Post by jojoandleo on Mar 23, 2016 11:04:38 GMT -5
Here is the things with being chill (for me anyway)-if I fake it, I WILL explode at some point. And then I WILL look crazy. Because rather than being like, "Hey, H, I really hate it what you are doing with now." It will be, "YOU FUCKING ASSHOLE! YOU ALWAYS DO THIS! I HATE IT. I HATE YOU. FUCK YOUR FACE."
So, it's actually more chill if I just say why I am upset rather than pretending I am not. No yelling or crying. Simply stated feelings/needs. Obviously I haven't completely mastered the art of always speaking up and being honest. I probably never will. Fucking society training me to keep my feelings inside. ASSHOLES!
Post by jojoandleo on Mar 23, 2016 11:09:12 GMT -5
TR-the older I get, the easier it is for me to speak up about my needs/wants/feelings. I also think looking at my own feelings as if they were the feelings of a friend is helpful. Like, if my friend comes to me all, "I am so annoyed my husband never calls to check in when he is on vacation, but I can't say anything about it because he always fills me in on what happened when he gets back." I can easily see that her feelings are valid. She SHOULD tell him what is bothering her. He likely doesn't know she wants him to check in and would be more than happy to do so for her piece of mind. But, if my friend is all, "I want MH to call me 5 times a day just because." I can be like, "Girl, maybe take that down a notch." I am kinder to others than myself, sometimes. So, looking at it from an outsider perspective is helpful to me.
I think I tend to have more "chill" than a lot of people, and definitely more than I did in my early 20's. I have learned to really look at something and say will this matter next week or next year, and if the answer is no, then I 100% truly can just let it go and not be bothered by it. However on the flip side if I think it will matter, even if just to me, then I will absolutely speak up especially in a romantic relationship. I don't care if you think I am crazy because if you are the right guy you will except my crazy.
Where I am not as good with this is with my friendships, I am actually struggling with this right now with a friend. She is incredibly upset with me over something that I really can't control, so she isn't speaking to me right now. She has every right to express her emotions over the situation and I don't want to invalidate them, but I am hurt by the way she is acting, and I feel like if I say anything then I am minimizing her issues. However I feel like if I wait until she is over her piece of it then it is too late to bring up and rehash my issues.

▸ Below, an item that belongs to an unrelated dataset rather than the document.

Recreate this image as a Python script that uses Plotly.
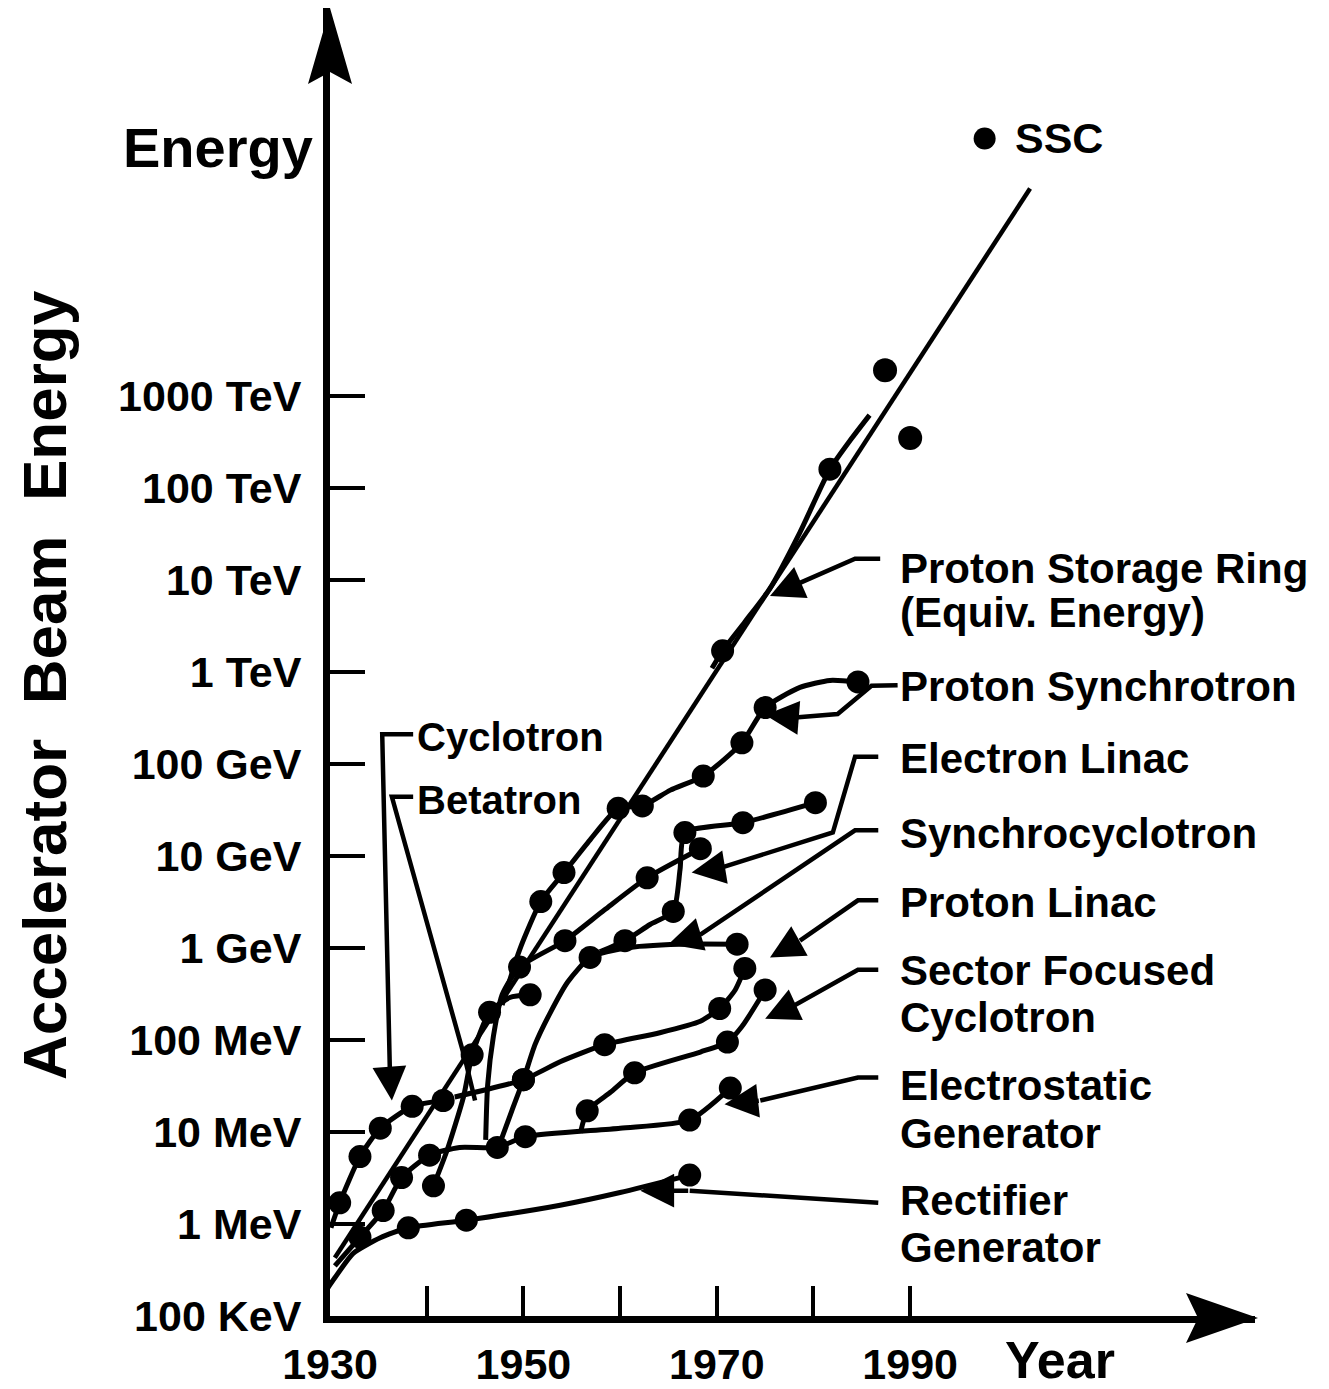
import numpy as np
import plotly.graph_objects as go

# the page body adds an 8px margin, so the figure is 8px smaller than the window
W, H = 1321, 1381
OFF = 8
INK = '#000000'
FONT = 'Liberation Sans'

# ---- values: year, beam energy (eV) ----
rect_year = [1929.6, 1930.5, 1932.4, 1935.2, 1938.1, 1944.1, 1953.8, 1960.0, 1967.2]
rect_ev = [1.9e5, 2.6e5, 4.8e5, 7.1e5, 9.1e5, 1.1e6, 1.6e6, 2.2e6, 3.4e6]
rect_dots = [0, 4, 5, 8]

estat_year = [1930.5, 1933.1, 1935.5, 1937.4, 1940.3, 1943.4, 1947.3, 1950.2, 1960.0, 1967.2, 1971.4]
estat_ev = [3.5e5, 7.2e5, 1.4e6, 3.2e6, 5.6e6, 6.8e6, 6.8e6, 8.9e6, 1.1e7, 1.35e7, 3.0e7]
estat_dots = [1, 2, 3, 4, 6, 7, 9, 10]

cyc_year = [1930.1, 1931.0, 1933.1, 1935.2, 1938.5, 1941.7]
cyc_ev = [9.1e5, 1.7e6, 5.4e6, 1.1e7, 1.9e7, 2.2e7]
cyc_dots = [1, 2, 3, 4, 5]

beta_year = [1940.7, 1942.1, 1943.8, 1944.7, 1946.5, 1948.6, 1950.7]
beta_ev = [2.6e6, 6.3e6, 2.4e7, 6.9e7, 2.0e8, 2.9e8, 3.1e8]
beta_dots = [0, 3, 4, 6]

esync_year = [1946.1, 1946.3, 1946.9, 1947.8, 1949.6, 1954.3, 1958.4, 1962.8, 1968.3]
esync_ev = [8.2e6, 3.2e7, 1.1e8, 3.1e8, 6.2e8, 1.2e9, 2.6e9, 5.8e9, 1.2e10]
esync_dots = [4, 5, 7, 8]

psync_year = [1947.8, 1949.6, 1951.8, 1954.2, 1956.9, 1959.8, 1962.3, 1965.2,
              1968.6, 1972.6, 1975.0, 1978.6, 1981.7, 1984.6]
psync_ev = [2.4e8, 9.5e8, 3.2e9, 6.6e9, 1.5e10, 3.3e10, 3.5e10, 5.2e10,
            7.4e10, 1.7e11, 4.1e11, 6.8e11, 8.1e11, 7.8e11]
psync_dots = [2, 3, 5, 6, 8, 9, 10, 13]

synchro_year = [1947.3, 1948.8, 1950.0, 1951.2, 1952.8, 1954.6, 1956.9, 1960.5, 1966.2, 1972.1]
synchro_ev = [6.3e6, 1.7e7, 3.7e7, 8.9e7, 2.0e8, 4.3e8, 7.9e8, 1.0e9, 1.1e9, 1.1e9]
synchro_dots = [2, 6, 9]

plinac_year = [1942.9, 1950.0, 1953.8, 1958.4, 1964.1, 1968.3, 1970.3, 1971.9, 1972.9]
plinac_ev = [2.4e7, 3.7e7, 5.8e7, 8.9e7, 1.2e8, 1.6e8, 2.2e8, 3.5e8, 6.0e8]
plinac_dots = [1, 3, 6, 8]

elinac_year = [1957.9, 1960.5, 1963.1, 1965.5, 1966.2, 1966.7, 1972.7, 1980.2]
elinac_ev = [9.1e8, 1.2e9, 1.8e9, 2.5e9, 7.1e9, 1.8e10, 2.3e10, 3.8e10]
elinac_dots = [1, 3, 5, 6, 7]

sector_year = [1955.9, 1956.6, 1959.0, 1961.5, 1968.3, 1971.1, 1972.6, 1975.0]
sector_ev = [9.8e6, 1.7e7, 2.7e7, 4.4e7, 7.4e7, 9.5e7, 1.4e8, 3.5e8]
sector_dots = [1, 3, 5, 7]

psr_year = [1969.5, 1970.6, 1972.9, 1975.5, 1978.6, 1981.7, 1983.8, 1985.8]
psr_ev = [1.1e12, 1.7e12, 3.5e12, 8.1e12, 3.3e13, 1.6e14, 3.3e14, 6.2e14]
psr_dots = [1, 5]

trend_year = [1930.5, 2002.4]
trend_ev = [4.3e5, 1.8e17]

extra_year = [1987.4, 1990.0]
extra_ev = [1.9e15, 3.5e14]
ssc_year = [1997.7]
ssc_ev = [6.3e17]

year_ticks = [1930, 1940, 1950, 1960, 1970, 1980, 1990]
year_labels = ['1930', '', '1950', '', '1970', '', '1990']
energy_ticks = [1e5, 1e6, 1e7, 1e8, 1e9, 1e10, 1e11, 1e12, 1e13, 1e14, 1e15]
energy_labels = ['100 KeV', '1 MeV', '10 MeV', '100 MeV', '1 GeV', '10 GeV',
                 '100 GeV', '1 TeV', '10 TeV', '100 TeV', '1000 TeV']

# leader lines from the labels: (path years, path eV, arrow tip or None)
pointers = [
    ([1986.9, 1984.3, 1978.6], [1.7e13, 1.7e13, 9.3e12], (1975.5, 6.7e12)),
    ([1988.7, 1986.0, 1982.5, 1978.1], [7.2e11, 7.1e11, 3.5e11, 3.2e11], (1975.0, 3.4e11)),
    ([1986.7, 1984.3, 1982.0, 1970.3], [1.2e11, 1.2e11, 1.8e10, 7.4e9], (1967.4, 6.6e9)),
    ([1986.7, 1984.3, 1968.3], [1.9e10, 1.9e10, 1.4e9], (1965.0, 1.1e9)),
    ([1986.7, 1984.6, 1978.6], [3.3e9, 3.3e9, 1.2e9], (1975.5, 7.9e8)),
    ([1986.7, 1984.6, 1978.1], [5.8e8, 5.8e8, 2.4e8], (1975.0, 1.7e8)),
    ([1986.7, 1984.6, 1974.5], [3.9e7, 3.9e7, 2.2e7], (1970.8, 2.0e7)),
    ([1986.7, 1967.2], [1.7e6, 2.3e6], (1962.1, 2.3e6)),
    ([1938.6, 1935.4, 1936.2], [2.1e11, 2.1e11, 4.2e7], (1936.4, 2.2e7)),
    ([1938.6, 1936.4, 1944.0, 1945.0], [4.4e10, 4.4e10, 6.0e7, 2.2e7], None),
]

fig = go.Figure()

def curve(yr, ev, dots, smooth=0.6, size=23):
    fig.add_trace(go.Scatter(x=yr, y=ev, mode='lines', cliponaxis=False,
                             line=dict(color=INK, width=5, shape='spline', smoothing=smooth),
                             hoverinfo='skip'))
    fig.add_trace(go.Scatter(x=[yr[i] for i in dots], y=[ev[i] for i in dots],
                             mode='markers', cliponaxis=False,
                             marker=dict(size=size, color=INK)))

curve(rect_year, rect_ev, rect_dots)
curve(estat_year, estat_ev, estat_dots)
curve(cyc_year, cyc_ev, cyc_dots)
curve(beta_year, beta_ev, beta_dots)
curve(esync_year, esync_ev, esync_dots)
curve(psync_year, psync_ev, psync_dots)
curve(synchro_year, synchro_ev, synchro_dots)
curve(plinac_year, plinac_ev, plinac_dots)
curve(elinac_year, elinac_ev, elinac_dots)
curve(sector_year, sector_ev, sector_dots)
curve(psr_year, psr_ev, psr_dots)

fig.add_trace(go.Scatter(x=trend_year, y=trend_ev, mode='lines',
                         line=dict(color=INK, width=4.5)))
fig.add_trace(go.Scatter(x=extra_year, y=extra_ev, mode='markers',
                         marker=dict(size=24, color=INK)))
fig.add_trace(go.Scatter(x=ssc_year, y=ssc_ev, mode='markers',
                         marker=dict(size=22, color=INK)))

for px_, py_, tip in pointers:
    fig.add_trace(go.Scatter(x=px_, y=py_, mode='lines', cliponaxis=False,
                             line=dict(color=INK, width=4.5)))
    if tip:
        fig.add_annotation(x=tip[0], y=np.log10(tip[1]), xref='x', yref='y',
                           ax=px_[-1], ay=np.log10(py_[-1]), axref='x', ayref='y',
                           text='', showarrow=True, arrowhead=2, arrowsize=1.5,
                           arrowwidth=4.5, arrowcolor=INK, standoff=0)

def fx(x):
    return (x - OFF) / W

def fy(y):
    return 1 - (y - OFF) / H

def P(x, y):
    return f'{fx(x):.5f},{fy(y):.5f}'

# axis arrowheads
fig.add_shape(type='path', xref='paper', yref='paper', fillcolor=INK, line=dict(width=0),
              path=f'M{P(330, 8)} L{P(352, 84)} L{P(330, 72)} L{P(308, 84)} Z')
fig.add_shape(type='path', xref='paper', yref='paper', fillcolor=INK, line=dict(width=0),
              path=f'M{P(1258, 1318)} L{P(1186, 1343)} L{P(1198, 1318)} L{P(1186, 1293)} Z')

def label(x, y, text, size=42, anchor='left', **kw):
    fig.add_annotation(xref='paper', yref='paper', x=fx(x), y=fy(y), text=text,
                       showarrow=False, xanchor=anchor, yanchor='middle',
                       font=dict(family=FONT, size=size, color=INK, weight='bold'), **kw)

label(898, 568, 'Proton Storage Ring')
label(898, 612, '(Equiv. Energy)')
label(898, 686, 'Proton Synchrotron')
label(898, 758, 'Electron Linac')
label(898, 833, 'Synchrocyclotron')
label(898, 902, 'Proton Linac')
label(898, 970, 'Sector Focused')
label(898, 1017, 'Cyclotron')
label(898, 1085, 'Electrostatic')
label(898, 1133, 'Generator')
label(898, 1200, 'Rectifier')
label(898, 1247, 'Generator')
label(415, 737, 'Cyclotron', size=40)
label(415, 800, 'Betatron', size=40)
label(1013, 138, 'SSC', size=43)
label(218, 148, 'Energy', size=56, anchor='center')
label(1060, 1360, 'Year', size=52, anchor='center')
label(44, 685, 'Accelerator&nbsp;&nbsp;Beam&nbsp;&nbsp;Energy', size=62, anchor='center', textangle=-90)

tickfont = dict(family=FONT, size=43, color=INK, weight='bold')
fig.update_layout(
    width=W, height=H, margin=dict(l=0, r=0, t=0, b=0, pad=0),
    paper_bgcolor='white', plot_bgcolor='white', showlegend=False,
    xaxis=dict(domain=[fx(330), fx(1255)], range=[1930, 2025.66],
               showgrid=False, zeroline=False, showline=True, linecolor=INK, linewidth=7,
               ticks='inside', ticklen=30, tickwidth=4, tickcolor=INK,
               tickvals=year_ticks, ticktext=year_labels, tickfont=tickfont,
               ticklabelstandoff=4, automargin=False, fixedrange=True),
    yaxis=dict(type='log', domain=[fy(1316), 1], range=[5, 5 + (1316 - OFF) / 92],
               showgrid=False, zeroline=False, showline=True, linecolor=INK, linewidth=7,
               ticks='inside', ticklen=35, tickwidth=4, tickcolor=INK,
               tickvals=energy_ticks, ticktext=energy_labels, tickfont=tickfont,
               ticklabelstandoff=13, automargin=False, fixedrange=True),
)

fig.write_html('out.html')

Anyways sorry for the rant/vent it just seemed relevant to the article.
Agree 100%. One thing that's happened as I've gotten older is I'm more honest and less apt to just go along. If something bothers me, I'll tell you. If I want something, I'll tell you. Conversely, if something doesn't bother me or I don't want something, please believe me when I say that. This isn't a game and it isn't a test. I expect the same in return from my partner (& friends). It's exhausting trying to play the whole "what did he REALLY mean?" and "Is she REALLY ok with me not coming to her party?" game. Ain't nobody got time for that.
Now, I also recognize that I am a highly emotional person with jealous tendencies. I try to do a certain amount of self-reflection before reacting to some situations because I don't believe that EVERY emotion I have is necessary to express. They're all valid, they're what I feel, but some of them need to be worked through on my own. That's not me pretending to be chill, that's me taking ownership of my feelings and emotions.
This is something that I hate. XH always thought I was playing some game or something. Dude, I tell you when something is important, so why wouldn't I tell you if something wasn't a big deal?
But then again, I think it is because there are some people who do play games like that, so how can I blame that reaction.
Honestly, maybe this will get my feminist card taken away but, I think that women kind of created this current man-monster. We (as a whole, not individuals) let dudes get away with so much. And we are so afraid of talking about our feelings because we don't want to be crazy, and we know that there are other sometimes newer, younger women out there who will play along with more chill.
Yeah I realize quickly now in dating that I don't just want to settle for being around someone just to have them around. If I can't be honest and if they can't be honest, I don't want to waste my time anymore. I'd rather be alone than being with someone and just "getting along" with them.
Post by thedutchgirl on Mar 23, 2016 21:33:56 GMT -5
Very interesting article. I am working on being ok with talking about my feelings and wants, as I have historically not raised them for fear they'd drive people away. So STBX called me easy-going and even-keeled, and he thought I very rarely was upset because I didn't talk about it when I was.
But saying what you want and how you feel shouldn't drive people away. And if it does, it is a reflection on those people, not you (me).
My go-to advice for newlyweds is, "Uncommunicated expectations are premeditated resentments." I wish I had learned this earlier. I wish my mom would learn this.